● **Requirement**: Produce an exact transcription of the listing below, omitting the pictures.

Entries taken from a collection:
◇ ◇ ◇ ◇

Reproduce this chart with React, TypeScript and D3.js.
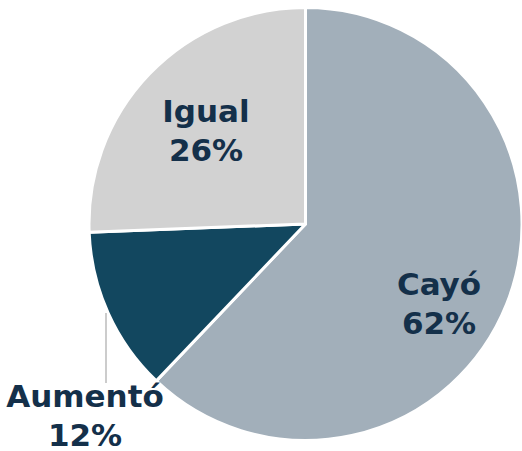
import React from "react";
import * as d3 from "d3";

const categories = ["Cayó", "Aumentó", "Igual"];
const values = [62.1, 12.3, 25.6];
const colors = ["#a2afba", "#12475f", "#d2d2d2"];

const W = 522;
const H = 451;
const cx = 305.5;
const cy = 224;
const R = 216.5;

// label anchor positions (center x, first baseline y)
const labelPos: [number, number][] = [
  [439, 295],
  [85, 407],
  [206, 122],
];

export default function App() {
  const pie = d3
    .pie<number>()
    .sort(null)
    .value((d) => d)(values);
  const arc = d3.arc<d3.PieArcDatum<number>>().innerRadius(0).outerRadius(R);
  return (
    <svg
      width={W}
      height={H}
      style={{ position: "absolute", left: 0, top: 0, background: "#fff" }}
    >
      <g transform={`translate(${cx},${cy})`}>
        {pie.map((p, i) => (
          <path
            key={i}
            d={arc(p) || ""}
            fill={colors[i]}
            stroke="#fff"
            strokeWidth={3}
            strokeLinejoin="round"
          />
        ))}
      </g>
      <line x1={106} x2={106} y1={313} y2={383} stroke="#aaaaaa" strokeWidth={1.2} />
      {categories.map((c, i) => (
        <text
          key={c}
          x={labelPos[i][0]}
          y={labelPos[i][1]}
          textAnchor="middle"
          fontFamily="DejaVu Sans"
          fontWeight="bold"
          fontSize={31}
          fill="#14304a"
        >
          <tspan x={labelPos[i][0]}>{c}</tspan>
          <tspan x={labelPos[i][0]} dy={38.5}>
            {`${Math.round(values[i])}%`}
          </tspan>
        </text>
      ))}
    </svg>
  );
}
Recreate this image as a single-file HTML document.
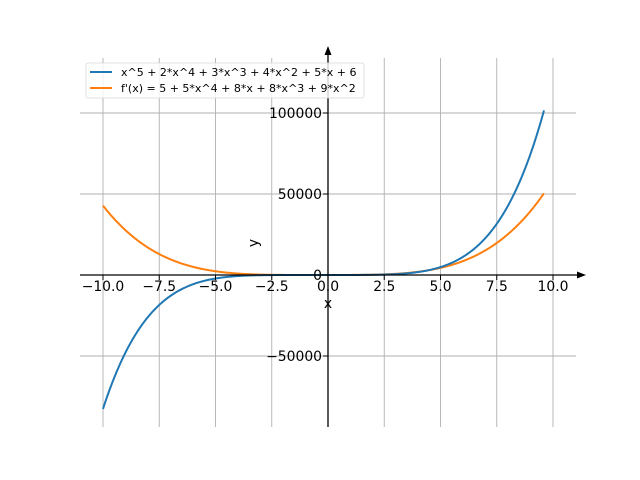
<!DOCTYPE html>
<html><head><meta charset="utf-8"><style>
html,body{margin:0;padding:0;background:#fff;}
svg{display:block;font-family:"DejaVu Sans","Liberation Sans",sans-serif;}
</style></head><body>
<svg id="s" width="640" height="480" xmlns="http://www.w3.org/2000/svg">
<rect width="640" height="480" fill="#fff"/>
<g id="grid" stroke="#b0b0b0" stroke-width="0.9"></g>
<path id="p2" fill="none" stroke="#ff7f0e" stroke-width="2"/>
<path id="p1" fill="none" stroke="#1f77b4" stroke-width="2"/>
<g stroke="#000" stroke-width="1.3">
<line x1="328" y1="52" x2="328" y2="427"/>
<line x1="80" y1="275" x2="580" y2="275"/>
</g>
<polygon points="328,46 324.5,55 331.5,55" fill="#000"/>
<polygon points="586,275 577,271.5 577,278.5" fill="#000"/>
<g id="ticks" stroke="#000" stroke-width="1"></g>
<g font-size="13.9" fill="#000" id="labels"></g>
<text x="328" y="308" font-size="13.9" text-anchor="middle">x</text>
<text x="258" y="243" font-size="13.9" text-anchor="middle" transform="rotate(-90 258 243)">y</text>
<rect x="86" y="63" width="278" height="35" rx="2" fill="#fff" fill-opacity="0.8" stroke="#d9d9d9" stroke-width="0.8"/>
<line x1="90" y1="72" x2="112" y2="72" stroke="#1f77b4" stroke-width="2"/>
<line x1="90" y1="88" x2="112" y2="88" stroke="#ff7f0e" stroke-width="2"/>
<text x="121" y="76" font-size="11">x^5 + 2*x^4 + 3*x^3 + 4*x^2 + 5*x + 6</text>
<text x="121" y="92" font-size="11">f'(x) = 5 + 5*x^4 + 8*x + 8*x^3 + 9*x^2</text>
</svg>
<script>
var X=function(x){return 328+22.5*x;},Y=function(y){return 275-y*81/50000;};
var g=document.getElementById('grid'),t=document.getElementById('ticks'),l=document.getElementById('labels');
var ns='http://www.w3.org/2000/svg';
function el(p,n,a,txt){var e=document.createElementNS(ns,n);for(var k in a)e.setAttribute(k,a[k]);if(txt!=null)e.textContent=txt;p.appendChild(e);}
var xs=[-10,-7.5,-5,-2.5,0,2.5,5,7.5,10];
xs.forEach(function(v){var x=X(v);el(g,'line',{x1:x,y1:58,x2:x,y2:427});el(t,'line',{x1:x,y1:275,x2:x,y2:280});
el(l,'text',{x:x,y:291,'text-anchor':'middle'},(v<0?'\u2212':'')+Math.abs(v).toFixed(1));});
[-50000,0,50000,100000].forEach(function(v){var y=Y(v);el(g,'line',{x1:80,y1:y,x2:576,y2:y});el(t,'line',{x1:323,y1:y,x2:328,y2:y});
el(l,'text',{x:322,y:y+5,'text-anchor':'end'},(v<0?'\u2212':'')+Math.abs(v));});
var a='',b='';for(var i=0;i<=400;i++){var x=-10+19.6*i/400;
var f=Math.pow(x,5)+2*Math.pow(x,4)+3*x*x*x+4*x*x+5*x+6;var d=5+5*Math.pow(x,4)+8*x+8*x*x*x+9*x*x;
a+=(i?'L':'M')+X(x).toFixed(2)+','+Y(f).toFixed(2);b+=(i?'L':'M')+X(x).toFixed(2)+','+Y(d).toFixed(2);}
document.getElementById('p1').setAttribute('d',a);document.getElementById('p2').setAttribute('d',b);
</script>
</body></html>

◇ ◇ ◇ ◇

● **Written response**:
Reproduce this chart with React, TypeScript and D3.js.
import React from "react";
import * as d3 from "d3";

const categories = ["Cayó", "Aumentó", "Igual"];
const values = [62.1, 12.3, 25.6];
const colors = ["#a2afba", "#12475f", "#d2d2d2"];

const W = 522;
const H = 451;
const cx = 305.5;
const cy = 224;
const R = 216.5;

// label anchor positions (center x, first baseline y)
const labelPos: [number, number][] = [
  [439, 295],
  [85, 407],
  [206, 122],
];

export default function App() {
  const pie = d3
    .pie<number>()
    .sort(null)
    .value((d) => d)(values);
  const arc = d3.arc<d3.PieArcDatum<number>>().innerRadius(0).outerRadius(R);
  return (
    <svg
      width={W}
      height={H}
      style={{ position: "absolute", left: 0, top: 0, background: "#fff" }}
    >
      <g transform={`translate(${cx},${cy})`}>
        {pie.map((p, i) => (
          <path
            key={i}
            d={arc(p) || ""}
            fill={colors[i]}
            stroke="#fff"
            strokeWidth={3}
            strokeLinejoin="round"
          />
        ))}
      </g>
      <line x1={106} x2={106} y1={313} y2={383} stroke="#aaaaaa" strokeWidth={1.2} />
      {categories.map((c, i) => (
        <text
          key={c}
          x={labelPos[i][0]}
          y={labelPos[i][1]}
          textAnchor="middle"
          fontFamily="DejaVu Sans"
          fontWeight="bold"
          fontSize={31}
          fill="#14304a"
        >
          <tspan x={labelPos[i][0]}>{c}</tspan>
          <tspan x={labelPos[i][0]} dy={38.5}>
            {`${Math.round(values[i])}%`}
          </tspan>
        </text>
      ))}
    </svg>
  );
}
Recreate this image as a single-file HTML document.
<!DOCTYPE html>
<html><head><meta charset="utf-8"><style>
html,body{margin:0;padding:0;background:#fff;}
svg{display:block;font-family:"DejaVu Sans","Liberation Sans",sans-serif;}
</style></head><body>
<svg id="s" width="640" height="480" xmlns="http://www.w3.org/2000/svg">
<rect width="640" height="480" fill="#fff"/>
<g id="grid" stroke="#b0b0b0" stroke-width="0.9"></g>
<path id="p2" fill="none" stroke="#ff7f0e" stroke-width="2"/>
<path id="p1" fill="none" stroke="#1f77b4" stroke-width="2"/>
<g stroke="#000" stroke-width="1.3">
<line x1="328" y1="52" x2="328" y2="427"/>
<line x1="80" y1="275" x2="580" y2="275"/>
</g>
<polygon points="328,46 324.5,55 331.5,55" fill="#000"/>
<polygon points="586,275 577,271.5 577,278.5" fill="#000"/>
<g id="ticks" stroke="#000" stroke-width="1"></g>
<g font-size="13.9" fill="#000" id="labels"></g>
<text x="328" y="308" font-size="13.9" text-anchor="middle">x</text>
<text x="258" y="243" font-size="13.9" text-anchor="middle" transform="rotate(-90 258 243)">y</text>
<rect x="86" y="63" width="278" height="35" rx="2" fill="#fff" fill-opacity="0.8" stroke="#d9d9d9" stroke-width="0.8"/>
<line x1="90" y1="72" x2="112" y2="72" stroke="#1f77b4" stroke-width="2"/>
<line x1="90" y1="88" x2="112" y2="88" stroke="#ff7f0e" stroke-width="2"/>
<text x="121" y="76" font-size="11">x^5 + 2*x^4 + 3*x^3 + 4*x^2 + 5*x + 6</text>
<text x="121" y="92" font-size="11">f'(x) = 5 + 5*x^4 + 8*x + 8*x^3 + 9*x^2</text>
</svg>
<script>
var X=function(x){return 328+22.5*x;},Y=function(y){return 275-y*81/50000;};
var g=document.getElementById('grid'),t=document.getElementById('ticks'),l=document.getElementById('labels');
var ns='http://www.w3.org/2000/svg';
function el(p,n,a,txt){var e=document.createElementNS(ns,n);for(var k in a)e.setAttribute(k,a[k]);if(txt!=null)e.textContent=txt;p.appendChild(e);}
var xs=[-10,-7.5,-5,-2.5,0,2.5,5,7.5,10];
xs.forEach(function(v){var x=X(v);el(g,'line',{x1:x,y1:58,x2:x,y2:427});el(t,'line',{x1:x,y1:275,x2:x,y2:280});
el(l,'text',{x:x,y:291,'text-anchor':'middle'},(v<0?'\u2212':'')+Math.abs(v).toFixed(1));});
[-50000,0,50000,100000].forEach(function(v){var y=Y(v);el(g,'line',{x1:80,y1:y,x2:576,y2:y});el(t,'line',{x1:323,y1:y,x2:328,y2:y});
el(l,'text',{x:322,y:y+5,'text-anchor':'end'},(v<0?'\u2212':'')+Math.abs(v));});
var a='',b='';for(var i=0;i<=400;i++){var x=-10+19.6*i/400;
var f=Math.pow(x,5)+2*Math.pow(x,4)+3*x*x*x+4*x*x+5*x+6;var d=5+5*Math.pow(x,4)+8*x+8*x*x*x+9*x*x;
a+=(i?'L':'M')+X(x).toFixed(2)+','+Y(f).toFixed(2);b+=(i?'L':'M')+X(x).toFixed(2)+','+Y(d).toFixed(2);}
document.getElementById('p1').setAttribute('d',a);document.getElementById('p2').setAttribute('d',b);
</script>
</body></html>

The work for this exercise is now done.